The climax of the parable reinforces a more “this-worldly” interpretation, as failing to summon Lazarus to bring him water, the rich man entreats Abraham to send Lazarus to warn his brothers. Abraham’s response is interesting: they already have all the counsel they need in the law and prophets. But the rich man will not relent, arguing that testimony from beyond the grave will be more convincing. And Abraham’s answer to this is now not just interesting but striking: “If they do not listen to Moses and the prophets, neither will they be convinced even if someone rises from the dead” (16:31).

All of which convinces me that the unrepentant but chastened rich man is not truly the subject of this parable at all. We are. We are those who, along with the community for whom Luke originally wrote, know the resurrected Lord. We are the ones who have the law and the prophets and have seen God’s compassion embodied in the life and ministry of Jesus. We are the ones who gather each week to celebrate his victory over the grave, forgiveness of sin, and the possibility of living in light of God’s grace, mercy, and abundance. We are those who follow the crucified and Risen Lord.
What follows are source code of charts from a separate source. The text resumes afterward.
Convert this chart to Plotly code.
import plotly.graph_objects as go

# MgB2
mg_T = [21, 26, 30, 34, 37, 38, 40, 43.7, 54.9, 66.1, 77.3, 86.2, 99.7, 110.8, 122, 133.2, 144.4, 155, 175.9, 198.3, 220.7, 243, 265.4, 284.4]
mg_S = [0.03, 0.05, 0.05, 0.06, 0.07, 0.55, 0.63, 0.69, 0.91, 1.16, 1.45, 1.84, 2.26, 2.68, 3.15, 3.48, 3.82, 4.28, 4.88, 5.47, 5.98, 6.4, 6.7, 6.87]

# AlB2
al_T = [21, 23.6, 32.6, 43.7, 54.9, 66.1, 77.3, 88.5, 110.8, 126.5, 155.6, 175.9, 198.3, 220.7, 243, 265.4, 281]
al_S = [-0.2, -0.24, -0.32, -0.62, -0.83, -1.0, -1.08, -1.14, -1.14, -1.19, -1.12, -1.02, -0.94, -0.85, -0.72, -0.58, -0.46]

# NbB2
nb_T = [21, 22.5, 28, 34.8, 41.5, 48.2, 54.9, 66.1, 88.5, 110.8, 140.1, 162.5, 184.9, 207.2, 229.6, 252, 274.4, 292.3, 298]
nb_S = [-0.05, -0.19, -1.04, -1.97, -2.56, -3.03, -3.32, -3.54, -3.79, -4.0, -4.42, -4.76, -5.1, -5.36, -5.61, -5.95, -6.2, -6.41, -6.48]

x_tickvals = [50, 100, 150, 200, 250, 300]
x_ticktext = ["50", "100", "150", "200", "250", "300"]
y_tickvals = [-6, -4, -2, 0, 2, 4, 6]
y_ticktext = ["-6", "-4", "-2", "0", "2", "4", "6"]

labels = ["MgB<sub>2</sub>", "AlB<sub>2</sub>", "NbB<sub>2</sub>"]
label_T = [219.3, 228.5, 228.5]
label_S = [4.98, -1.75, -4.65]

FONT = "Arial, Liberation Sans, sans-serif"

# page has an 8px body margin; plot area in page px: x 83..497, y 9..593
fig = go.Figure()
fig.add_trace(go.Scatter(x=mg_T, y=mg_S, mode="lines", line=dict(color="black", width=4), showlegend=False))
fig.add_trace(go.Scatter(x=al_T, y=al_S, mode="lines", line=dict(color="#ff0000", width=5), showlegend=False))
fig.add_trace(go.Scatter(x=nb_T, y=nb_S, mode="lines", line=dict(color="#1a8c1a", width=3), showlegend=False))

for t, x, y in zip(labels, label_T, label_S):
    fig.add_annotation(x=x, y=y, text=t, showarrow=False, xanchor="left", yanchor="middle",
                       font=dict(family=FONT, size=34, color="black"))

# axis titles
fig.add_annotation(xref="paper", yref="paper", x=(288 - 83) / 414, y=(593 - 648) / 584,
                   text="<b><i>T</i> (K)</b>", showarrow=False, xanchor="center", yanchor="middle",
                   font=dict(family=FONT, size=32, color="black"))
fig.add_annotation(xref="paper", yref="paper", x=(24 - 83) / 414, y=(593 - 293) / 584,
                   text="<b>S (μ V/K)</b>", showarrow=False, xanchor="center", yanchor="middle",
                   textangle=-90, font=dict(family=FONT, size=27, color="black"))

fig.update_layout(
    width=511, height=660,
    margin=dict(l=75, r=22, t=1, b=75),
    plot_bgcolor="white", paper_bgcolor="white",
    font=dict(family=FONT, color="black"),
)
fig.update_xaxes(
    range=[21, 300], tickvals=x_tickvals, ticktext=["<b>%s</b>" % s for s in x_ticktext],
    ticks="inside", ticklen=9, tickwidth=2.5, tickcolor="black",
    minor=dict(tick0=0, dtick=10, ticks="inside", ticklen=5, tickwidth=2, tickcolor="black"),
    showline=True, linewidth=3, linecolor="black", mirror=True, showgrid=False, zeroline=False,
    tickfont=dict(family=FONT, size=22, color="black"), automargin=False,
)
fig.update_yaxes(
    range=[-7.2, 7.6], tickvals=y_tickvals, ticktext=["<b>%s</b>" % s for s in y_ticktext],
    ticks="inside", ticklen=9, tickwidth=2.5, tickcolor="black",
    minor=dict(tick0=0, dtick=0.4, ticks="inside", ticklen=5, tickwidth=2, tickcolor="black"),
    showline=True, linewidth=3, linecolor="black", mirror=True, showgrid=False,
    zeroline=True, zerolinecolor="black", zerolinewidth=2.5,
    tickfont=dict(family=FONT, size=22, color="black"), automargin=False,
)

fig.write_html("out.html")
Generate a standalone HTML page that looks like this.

All of which brings me to what I think is Luke’s central question: So…is Abraham right? Does any of this make a difference? Does our faith in and experience of the Risen Lord help us see those we would prefer not to see and regard those around us as worthy of compassion, respect, and honor…or not? Does the testimony of the One who has conquered death and called us to follow him make a difference?

Just to be clear: I don’t think Luke is saying that how we answer this question will determine our eternal destiny. I think he is more interested in whether it shapes our life right now. Because Luke knows that we simply cannot live into the abundant life God offers us here and now alone. Abundant life comes via community, when we see those around us as gifts of God and experience the blessing of sharing what we have with others. There’s a reason generous people are happier than stingy ones – God created us to be in relationship with those around us and we experience the fullness of the life God intends and offers only when we embrace the people God has set in our path.

This parable, Dear Partner, isn’t about earning or relinquishing an eternal reward; it’s about the character and quality of our life right now. One might even argue that for Luke eternal life isn’t a distant reality at all but rather starts now, each time we embrace the abundant life God offers in and through those around us. So while it is certainly a warning not to overlook those around us in need, it is also an invitation to live into fuller, more meaningful, and more joyous life by sharing ourselves – our time, talents, and certainly our wealth – with those around us here and now. For as we do, we live into the life and kingdom God outlines in the law of Moses, clarifies in the prophets, and makes manifest and available to all in the life, death, and resurrection of our Lord.

Thanks for sharing this important word, Dear Partner, for on this day, you offer the testimony of One who indeed has risen from the grave, and that word is both needful and powerful. Blessings on your proclamation.